Martin met his eventual ODU adviser, Associate Professor Ivan Ash, while he was enrolled in coursework that was required before he could become a master's student in psychology. He was accepted into the master's program in 2006 and into the applied experimental psychology program in 2008.

"I've been night photo editor at The Pilot since 2005, working approximately 1 to 10 or 11 p.m., and a lot of negotiating was required to get me through school, like getting someone to cover for me at work when I had a 3 p.m. class. They put up with me because they knew it wouldn't go on forever."

But when he earned a master's in experimental psychology in 2010 he kept going full speed ahead toward a Ph.D.

He has aimed his scholarly work and research at questions he has mulled as a photographer and photo editor: How does photojournalism affect the public's feelings about issues such as war and famine? And how graphic should media be in presenting photos of suffering and pathos? In the process, he found ways to measure the impact of images based on the emotional reaction of viewers.

"Ph.D.s are somewhat rare among working journalists, very rare among people in visual communication and photojournalism, and Ph.D.s in psychology are virtually unheard of in these groups," Martin says. "My hope is that as a veteran journalist leaving ODU with a Ph.D. as a cognitive scholar, and with research experience in media psychology, I might be positioned as something of a scholar-practitioner, or a hybrid specialist."

Son Wilson started out as a drawing major at ODU in 2009, but switched to business management.
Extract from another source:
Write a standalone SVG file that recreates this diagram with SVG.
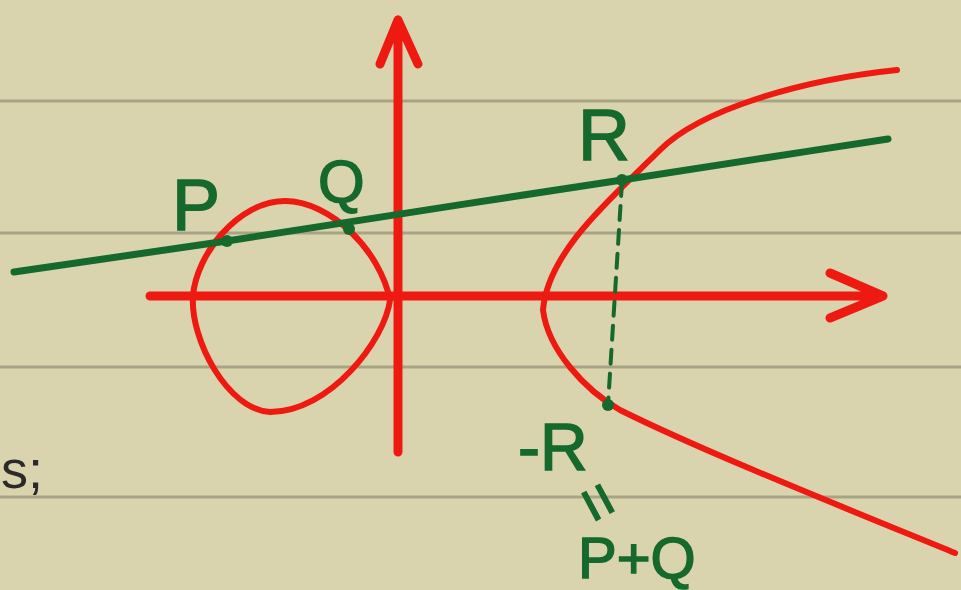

He lived on or near the campus during his college days and got used to seeing his father on and around ODU's Kaufman Mall.

"Seeing Wilson around campus as a fellow student is always a treat, a big, 6-foot-5 guy who always greeted his dad with a hug," Martin says. "We took time out most weeks to meet for a father-son dinner near ODU, to catch up with what's going on."

Wilson says that having three members of the Smith-Rodden clan in college at the same time only shows that "this family is intensely aware that college is necessary for personal development these days."

He says he intends to look for a job just now, perhaps with a nonprofit organization, "but I definitely want to go to graduate school."

Mother Pam is now the vice president of communications and marketing for the United Way of South Hampton Roads, and Wilson's career ambitions lean more toward her line of work. "I want to do something I like and can feel good about," he explains. One of his internships during college was with the Up Center in Norfolk, which assists Hampton Roads families experiencing crises.

Martin, meanwhile, is not exactly done with higher education. He will teach a psychology class next semester at Virginia Wesleyan and says he can see himself some day as a full-time college instructor.